During an exhaustive testing phase, the technique has proven to be more than 98 percent accurate, according to a study in the journal Sensors.
Professor Naeem Ramzan of UWS, who led the study, said, “There has long been a need for a quick and reliable instrument that can detect COVID-19, and this is becoming even more true with the upsurge of the Omicron variant. Several nations are unable to conduct significant numbers of COVID-19 testing due to a lack of diagnostic instruments, but this technique uses readily available technology to detect the virus fast”.
Since COVID-19 indications are not 100 percent obvious in X-Rays during the primary infection stages the technology cannot completely replace PCR tests as of now, according to the researchers.
The researchers now intend to expand the study by including a large dataset of X-Ray images obtained by other brands of X-Ray equipment in order to assess the approach’s applicability in a clinical context.
Machine Learning Based Tool
A German research group has developed an artificial intelligence program that can anticipate how a covid patient would react after being admitted to the hospital-based on a blood sample.
The machine learning technique can reliably forecast whether a person will live or die based on protein levels in their blood.
It is designed to assist health care providers in determining if a patient needs intensive care or can combat the infection on their own. Before making a judgment, the prediction model looks for 14 different protein levels in a patient.
The program with machine learning was conducted on 50 patients at Charité University Hospital in Germany, according to the researchers. According to reports, 15 of the 50 patients died while researchers looked for protein levels and constructed the tool using data from the patients.
After the initial experiment, researchers assessed 24 coronavirus patients who were treated for the same and found that 19 had survived and five had died.
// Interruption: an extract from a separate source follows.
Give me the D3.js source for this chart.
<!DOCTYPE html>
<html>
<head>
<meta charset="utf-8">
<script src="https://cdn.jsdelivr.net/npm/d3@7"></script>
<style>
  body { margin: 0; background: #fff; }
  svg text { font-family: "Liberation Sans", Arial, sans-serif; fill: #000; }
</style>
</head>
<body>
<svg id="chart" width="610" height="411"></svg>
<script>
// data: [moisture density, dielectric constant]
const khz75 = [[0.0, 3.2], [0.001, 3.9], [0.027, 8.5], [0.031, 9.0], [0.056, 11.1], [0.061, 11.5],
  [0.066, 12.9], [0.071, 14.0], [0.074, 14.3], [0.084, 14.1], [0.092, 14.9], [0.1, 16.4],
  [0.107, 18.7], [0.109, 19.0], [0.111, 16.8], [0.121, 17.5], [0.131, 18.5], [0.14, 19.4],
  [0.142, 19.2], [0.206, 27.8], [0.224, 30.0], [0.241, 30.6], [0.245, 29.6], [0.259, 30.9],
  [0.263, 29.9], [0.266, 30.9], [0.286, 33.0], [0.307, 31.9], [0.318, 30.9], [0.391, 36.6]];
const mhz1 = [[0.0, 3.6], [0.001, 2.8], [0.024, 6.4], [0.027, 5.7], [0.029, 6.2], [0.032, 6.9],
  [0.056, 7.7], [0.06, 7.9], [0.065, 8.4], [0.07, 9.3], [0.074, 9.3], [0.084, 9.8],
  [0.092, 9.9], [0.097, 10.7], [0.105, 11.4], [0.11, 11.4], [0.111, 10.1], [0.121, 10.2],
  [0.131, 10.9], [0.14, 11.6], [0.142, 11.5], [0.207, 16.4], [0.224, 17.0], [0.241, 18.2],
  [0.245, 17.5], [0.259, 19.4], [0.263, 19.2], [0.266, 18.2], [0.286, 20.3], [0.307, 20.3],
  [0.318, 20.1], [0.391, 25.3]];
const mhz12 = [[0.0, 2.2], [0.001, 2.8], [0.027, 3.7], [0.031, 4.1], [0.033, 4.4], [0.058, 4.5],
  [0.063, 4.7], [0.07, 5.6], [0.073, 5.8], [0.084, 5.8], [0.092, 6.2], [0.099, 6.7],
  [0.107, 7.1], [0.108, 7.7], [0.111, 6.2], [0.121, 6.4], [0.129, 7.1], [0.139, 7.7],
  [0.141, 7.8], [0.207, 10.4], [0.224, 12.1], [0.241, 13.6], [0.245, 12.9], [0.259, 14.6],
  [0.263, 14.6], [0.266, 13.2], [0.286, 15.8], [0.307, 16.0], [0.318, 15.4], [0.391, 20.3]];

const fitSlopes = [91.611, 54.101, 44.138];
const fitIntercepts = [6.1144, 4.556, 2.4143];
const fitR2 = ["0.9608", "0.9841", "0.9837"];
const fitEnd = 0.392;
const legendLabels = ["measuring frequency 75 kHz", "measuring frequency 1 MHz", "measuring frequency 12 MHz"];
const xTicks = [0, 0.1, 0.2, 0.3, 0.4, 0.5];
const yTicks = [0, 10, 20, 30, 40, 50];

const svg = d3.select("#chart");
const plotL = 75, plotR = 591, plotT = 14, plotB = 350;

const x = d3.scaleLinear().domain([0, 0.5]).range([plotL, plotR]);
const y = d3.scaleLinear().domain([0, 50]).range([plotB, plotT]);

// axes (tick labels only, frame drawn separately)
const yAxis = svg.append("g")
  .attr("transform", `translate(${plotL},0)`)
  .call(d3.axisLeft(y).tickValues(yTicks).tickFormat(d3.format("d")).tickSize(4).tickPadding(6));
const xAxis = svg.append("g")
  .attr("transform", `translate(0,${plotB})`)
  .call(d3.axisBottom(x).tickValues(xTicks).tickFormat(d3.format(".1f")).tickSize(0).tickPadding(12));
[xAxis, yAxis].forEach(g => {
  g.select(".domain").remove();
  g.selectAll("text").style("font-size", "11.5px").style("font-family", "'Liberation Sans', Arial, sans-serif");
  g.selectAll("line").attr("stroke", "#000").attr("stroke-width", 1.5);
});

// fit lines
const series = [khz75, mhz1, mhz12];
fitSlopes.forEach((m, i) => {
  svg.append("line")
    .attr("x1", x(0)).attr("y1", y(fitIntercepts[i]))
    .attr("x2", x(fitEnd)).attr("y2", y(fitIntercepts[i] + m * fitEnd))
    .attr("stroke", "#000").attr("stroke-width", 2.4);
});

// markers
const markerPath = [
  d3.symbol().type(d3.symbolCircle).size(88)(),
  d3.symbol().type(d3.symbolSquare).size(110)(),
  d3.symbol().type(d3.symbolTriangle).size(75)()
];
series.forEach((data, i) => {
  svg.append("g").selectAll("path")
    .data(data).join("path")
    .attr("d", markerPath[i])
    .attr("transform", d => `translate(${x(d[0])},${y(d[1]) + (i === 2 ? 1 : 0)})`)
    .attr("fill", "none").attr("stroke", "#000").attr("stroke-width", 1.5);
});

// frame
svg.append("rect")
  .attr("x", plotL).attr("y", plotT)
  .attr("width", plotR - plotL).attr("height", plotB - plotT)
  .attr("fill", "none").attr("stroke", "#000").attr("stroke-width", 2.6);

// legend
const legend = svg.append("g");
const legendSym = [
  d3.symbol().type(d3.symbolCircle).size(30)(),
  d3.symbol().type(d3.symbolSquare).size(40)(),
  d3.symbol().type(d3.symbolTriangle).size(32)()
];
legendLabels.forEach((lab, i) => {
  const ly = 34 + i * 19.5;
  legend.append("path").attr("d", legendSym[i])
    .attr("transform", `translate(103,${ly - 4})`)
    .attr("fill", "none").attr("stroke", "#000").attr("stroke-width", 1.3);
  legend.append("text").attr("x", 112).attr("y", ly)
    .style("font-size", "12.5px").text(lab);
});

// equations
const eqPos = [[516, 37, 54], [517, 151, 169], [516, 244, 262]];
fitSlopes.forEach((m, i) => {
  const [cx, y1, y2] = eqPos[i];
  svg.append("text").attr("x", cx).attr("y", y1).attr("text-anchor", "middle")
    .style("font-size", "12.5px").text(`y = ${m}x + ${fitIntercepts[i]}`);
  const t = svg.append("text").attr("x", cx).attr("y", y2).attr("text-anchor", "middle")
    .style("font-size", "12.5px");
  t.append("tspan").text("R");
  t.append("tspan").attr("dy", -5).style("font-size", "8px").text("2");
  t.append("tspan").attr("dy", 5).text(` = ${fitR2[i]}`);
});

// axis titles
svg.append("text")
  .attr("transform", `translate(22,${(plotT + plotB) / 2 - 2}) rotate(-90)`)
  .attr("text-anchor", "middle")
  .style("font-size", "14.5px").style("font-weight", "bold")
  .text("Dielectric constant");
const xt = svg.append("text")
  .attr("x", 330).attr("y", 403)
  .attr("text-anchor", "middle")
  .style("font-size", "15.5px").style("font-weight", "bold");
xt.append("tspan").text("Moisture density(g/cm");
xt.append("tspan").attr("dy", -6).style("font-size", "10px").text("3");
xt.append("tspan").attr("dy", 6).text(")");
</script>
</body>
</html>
The AI technology, according to the researchers, correctly anticipated the five deaths.
The sample size was small, with 50 patients and 24 other people who were asymptomatic or potential carriers during open trials, according to the researchers.
The latest discoveries come as the world is fighting with the Omicron wave, with hospitals in numerous places becoming overburdened. Several health professionals have been infected as a result of the Omicron wave, which has made it difficult for hospitals to function.